Também os núcleos mais importantes, embora secundários, e as vias mais
significativas, em parte relacionadas com rotas de peregrinação, foram
protegidas por locais de culto. Assim foi entre o século XII e os séculos XVI-XVII.
Penso que não terá sido muito diferente nos largos séculos anteriores.
Não é,
assim, possível entender a sacralidade da cordilheira da Arrábida sem
atendermos às suas características físicas e aos movimentos de confronto,
afastamento e aproximação suscitados, ao longo da sua extensa ocupação humana,
pelos elementos naturais que a definem e constituem. Cortina montanhosa – entre
as altas falésias do Cabo Espichel e as portas da cidade de Setúbal, entre
Alfarim e Sesimbra, Azeitão e o Portinho –, destaca-se enquanto elevação que
vence, em simultâneo, o oceano (a sul e poente) e as terras baixas e arenosas
(a norte e nascente).
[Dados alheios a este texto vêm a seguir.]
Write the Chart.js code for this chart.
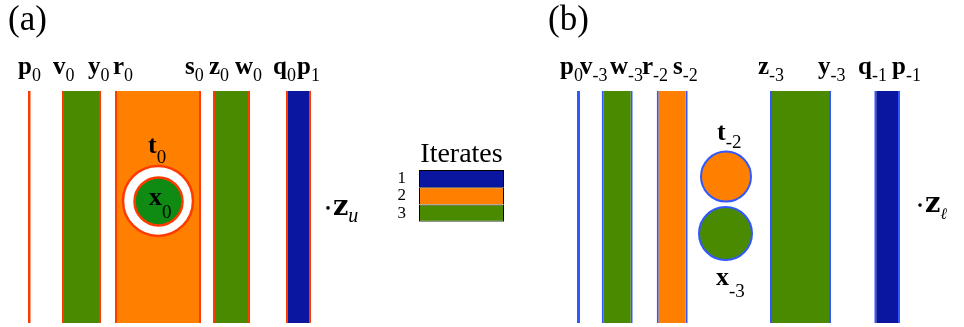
<!DOCTYPE html>
<html>
<head>
<meta charset="utf-8">
<script src="https://cdn.jsdelivr.net/npm/chart.js@4"></script>
<style>
  html, body { margin: 0; padding: 0; background: #fff; }
  #fig { position: relative; width: 964px; height: 327px; overflow: hidden; background: #fff; }
  #fig canvas { position: absolute; }
</style>
</head>
<body>
<div id="fig">
  <canvas id="panelA" width="380" height="327" style="left:0;top:0"></canvas>
  <canvas id="key" width="120" height="110" style="left:390px;top:135px"></canvas>
  <canvas id="panelB" width="424" height="327" style="left:540px;top:0"></canvas>
</div>
<script>
// ---------- data ----------
// iterate index of each band: 1, 2, 3 (0 = boundary line only)
const iterateNames = ['1', '2', '3'];

// panel (a): band edges along the strip (abscissa units)
const bandStartA = [0.8, 4.2, 9.5, 19.3, 26.6];
const bandEndA   = [1.05, 8.1, 18.1, 23.0, 29.1];
const bandIterA  = [0, 3, 2, 3, 1];

// panel (a): labels above the strip
const topBaseA = ['p', 'v', 'y', 'r', 's', 'z', 'w', 'q', 'p'];
const topSubA  = ['0', '0', '0', '0', '0', '0', '0', '0', '1'];
const topXA    = [-0.2, 3.3, 6.8, 9.3, 16.5, 18.9, 21.5, 25.3, 27.7];

// panel (a): discs (centre x, centre y, radius)
const discXA = [13.8, 13.85];
const discYA = [5.26, 5.24];
const discRA = [35, 24];
const discFillA = ['white', 'innerGreen'];

// panel (a): point labels inside the strip
const noteBaseA = ['t', 'x'];
const noteSubA  = ['0', '0'];
const noteXA    = [12.8, 12.9];
const noteYA    = [7.33, 5.09];

// panel (a): fixed point
const pointNameA = ['z', 'u'];
const pointPosA  = [30.8, 4.66];

// panel (b): band edges
const bandStartB = [1.7, 4.17, 9.67, 21.0, 31.43];
const bandEndB   = [2.0, 7.27, 12.77, 27.1, 34.0];
const bandIterB  = [0, 3, 2, 3, 1];

// panel (b): labels above the strip
const topBaseB = ['p', 'v', 'w', 'r', 's', 'z', 'y', 'q', 'p'];
const topSubB  = ['0', '-3', '-3', '-2', '-2', '-3', '-3', '-1', '-1'];
const topXB    = [0.0, 2.0, 5.0, 8.2, 11.3, 19.8, 25.8, 29.8, 33.2];

// panel (b): discs
const discXB = [16.6, 16.55];
const discYB = [6.31, 3.86];
const discRB = [25, 26.5];
const discIterB = [2, 3];

// panel (b): point labels
const noteBaseB = ['t', 'x'];
const noteSubB  = ['-2', '-3'];
const noteXB    = [15.7, 15.6];
const noteYB    = [7.89, 1.64];

// panel (b): fixed point
const pointNameB = ['z', '\u2113'];
const pointPosB  = [36.0, 4.78];

// ---------- styling ----------
const iterColor = { 1: '#0b16a0', 2: '#ff8000', 3: '#4a8a00' };
const innerGreen = '#0f8a12';
const redEdge = '#ff3a00';
const blueEdge = '#3158ff';
const SERIF = '"Liberation Serif", "Times New Roman", serif';

function bandDatasets(starts, ends, iters, edge) {
  return starts.map((s, i) => {
    const line = iters[i] === 0;
    return {
      type: 'bar',
      data: [[s, ends[i]]],
      backgroundColor: line ? edge : iterColor[iters[i]],
      borderColor: edge,
      borderWidth: line ? 0 : { left: 2, right: 2, top: 0, bottom: 0 },
      borderSkipped: false,
      inflateAmount: 0,
      grouped: false,
      barPercentage: 1,
      categoryPercentage: 1,
      xAxisID: 'x',
      yAxisID: 'y',
      order: 2
    };
  });
}

function discDataset(xs, ys, rs, fills, edge, bw) {
  return {
    type: 'bubble',
    indexAxis: 'x',
    data: xs.map((x, i) => ({ x: x, y: ys[i], r: rs[i] })),
    backgroundColor: fills,
    borderColor: edge,
    borderWidth: bw,
    hoverBorderWidth: bw,
    xAxisID: 'x',
    yAxisID: 'y2',
    order: 0
  };
}

function drawIndexed(ctx, x, y, base, sub, drop, baseFont, subFont) {
  ctx.font = baseFont;
  ctx.fillText(base, x, y);
  const w = ctx.measureText(base).width;
  ctx.font = subFont || ('19px ' + SERIF);
  ctx.fillText(sub, x + w, y + drop);
}

function decorPlugin(tag, tops, subs, topXs, nBase, nSub, nX, nY, nDrops, pName, pPos, pSubFont) {
  return {
    id: 'decor' + tag,
    afterDatasetsDraw(chart) {
      const ctx = chart.ctx;
      const xs = chart.scales.x, ys = chart.scales.y2;
      const area = chart.chartArea;
      ctx.save();
      ctx.fillStyle = '#000';
      ctx.textAlign = 'left';
      ctx.textBaseline = 'alphabetic';
      // panel tag
      ctx.font = '35px ' + SERIF;
      ctx.fillText(tag, area.left - 12, 30);
      // vertex labels above the strip
      const base = area.top - 17;
      tops.forEach((t, i) => {
        drawIndexed(ctx, xs.getPixelForValue(topXs[i]), base, t, subs[i], 7, 'bold 25px ' + SERIF, '18px ' + SERIF);
      });
      // labels inside the strip
      nBase.forEach((t, i) => {
        drawIndexed(ctx, xs.getPixelForValue(nX[i]), ys.getPixelForValue(nY[i]), t, nSub[i], nDrops[i], 'bold 26px ' + SERIF);
      });
      // fixed point
      const px = xs.getPixelForValue(pPos[0]);
      const py = ys.getPixelForValue(pPos[1]);
      ctx.beginPath();
      ctx.arc(px, py - 7, 1.8, 0, Math.PI * 2);
      ctx.fill();
      drawIndexed(ctx, px + 5, py, pName[0], pName[1], 7, 'bold 27px "DejaVu Serif", serif', pSubFont);
      ctx.restore();
    }
  };
}

function stripOptions(xMax, padRight) {
  return {
    responsive: false,
    animation: false,
    events: [],
    indexAxis: 'y',
    layout: { autoPadding: false, padding: { left: 20, right: padRight, top: 91, bottom: 4 } },
    plugins: { legend: { display: false }, tooltip: { enabled: false }, title: { display: false } },
    scales: {
      x: { type: 'linear', axis: 'x', min: 0, max: xMax, display: false, offset: false },
      y: { type: 'category', axis: 'y', display: false, offset: true },
      y2: { type: 'linear', axis: 'y', min: 0, max: 10, display: false, offset: false }
    }
  };
}

// ---------- panel (a) ----------
new Chart(document.getElementById('panelA'), {
  type: 'bar',
  data: {
    labels: [''],
    datasets: [
      discDataset(discXA, discYA, discRA, discFillA.map(f => f === 'white' ? '#ffffff' : innerGreen), redEdge, 2.5)
    ].concat(bandDatasets(bandStartA, bandEndA, bandIterA, redEdge))
  },
  options: stripOptions(30, 60),
  plugins: [decorPlugin('(a)', topBaseA, topSubA, topXA, noteBaseA, noteSubA, noteXA, noteYA, [10, 13],
                        pointNameA, pointPosA, 'italic 20px ' + SERIF)]
});

// ---------- key ----------
new Chart(document.getElementById('key'), {
  type: 'bar',
  data: {
    labels: iterateNames,
    datasets: [{
      data: iterateNames.map(() => [0, 1]),
      backgroundColor: iterateNames.map((n) => iterColor[n]),
      borderColor: '#000',
      borderWidth: (c) => ({ left: 1, right: 1, top: 1, bottom: c.dataIndex === iterateNames.length - 1 ? 1 : 0 }),
      borderSkipped: false,
      inflateAmount: 0,
      barPercentage: 1,
      categoryPercentage: 1
    }]
  },
  options: {
    responsive: false,
    animation: false,
    events: [],
    indexAxis: 'y',
    layout: { autoPadding: false, padding: { left: 4, right: 6, top: 35, bottom: 5 } },
    plugins: { legend: { display: false }, tooltip: { enabled: false } },
    scales: {
      x: { type: 'linear', min: 0, max: 1, display: false },
      y: {
        type: 'category',
        offset: true,
        grid: { display: false, drawTicks: false },
        border: { display: false },
        ticks: { color: '#000', padding: 13, autoSkip: false, font: { family: 'Liberation Serif', size: 17 } },
        afterFit(scale) { scale.width = 25; }
      }
    }
  },
  plugins: [{
    id: 'keyTitle',
    afterDraw(chart) {
      const ctx = chart.ctx, a = chart.chartArea;
      ctx.save();
      ctx.fillStyle = '#000';
      ctx.font = '28px ' + SERIF;
      ctx.textAlign = 'center';
      ctx.textBaseline = 'alphabetic';
      ctx.fillText('Iterates', (a.left + a.right) / 2, a.top - 8);
      ctx.restore();
    }
  }]
});

// ---------- panel (b) ----------
new Chart(document.getElementById('panelB'), {
  type: 'bar',
  data: {
    labels: [''],
    datasets: [
      discDataset(discXB, discYB, discRB, discIterB.map(k => iterColor[k]), blueEdge, 2)
    ].concat(bandDatasets(bandStartB, bandEndB, bandIterB, blueEdge))
  },
  options: stripOptions(35, 54),
  plugins: [decorPlugin('(b)', topBaseB, topSubB, topXB, noteBaseB, noteSubB, noteXB, noteYB, [8, 12],
                        pointNameB, pointPosB, 'italic 16px "DejaVu Serif", serif')]
});
</script>
</body>
</html>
Nela se opõem, sem se excluírem, o mar e a terra, a praia
e a montanha, o alto e o baixo, a segurança e a insegurança, o fixo e o
movediço, a elevação e a submersão, a ascensão e a descensão, a proximidade e a
distância em relação aos astros e ao empíreo. Se considerarmos a geografia
humana além da física, teremos ainda a oposição entre o povoado e o inabitado
que, de um ponto de vista simbólico e religioso, se transforma num recontro
divisor, inquietante e expansivo entre a vida religiosa, dirigida à divindade,
e o labor e lazer existenciais, traduzidos em práticas exclusivamente mundanas.
A
Arrábida é, portanto, um espaço que exige escolhas, por vezes radicais,
traduzidas em movimentos interiores e exteriores. Tal confronto, sempre
dilemático, teve expressão no entendimento da paisagem e, sobretudo, no
povoamento do território. Resultou na presença humana sedentária, desde épocas
muito recuadas, sobretudo proto-históricas, nalguns cumes estrategicamente
privilegiados e na preservação de um longo espaço escassamente habitado, quase
desértico, correspondendo a montes e planaltos com menores ou inexistentes
condições de habitabilidade e/ou de mais difícil acesso, logo bastante
significativos de um ponto de vista ritual e simbólico. As praias foram
deixadas às comunidades piscatórias e a outras actividades marítimas ou
mercantis. A Deus (ou aos deuses) deixou-se tudo o resto – o que não
inviabilizou o estabelecimento na “pré-Arrábida”
de habitats menos significativos,
geralmente associados a vias de comunicação ou de peregrinação, decerto muito
antigas.
Se os
caminhos de ligação entre as localidades principais ou de acesso aos santuários
deram origem a pequenas povoações e quintas (muitas delas protegidas por
lugares de culto secundários, ou a eles associadas), as rotas de subida/acesso
a Deus fizeram nascer construções religiosas que consagraram a
deslocação/peregrinação aos lugares sagrados e, sobretudo, indicaram e
sublinharam a subida sempre exigente, como via privilegiada de acesso à
divindade, não só para comunicar com ela, mas para tornar também possível uma
aproximação em relação ao Paraíso, ou seja, à santidade. Essas vias foram e
são-nos indicadas pelas lendas correntes na região (talvez parcelas de um
grande mito original) e, também, pela ubiquação de vários santuários aí
existentes ou de que há vestígios materiais ou imateriais.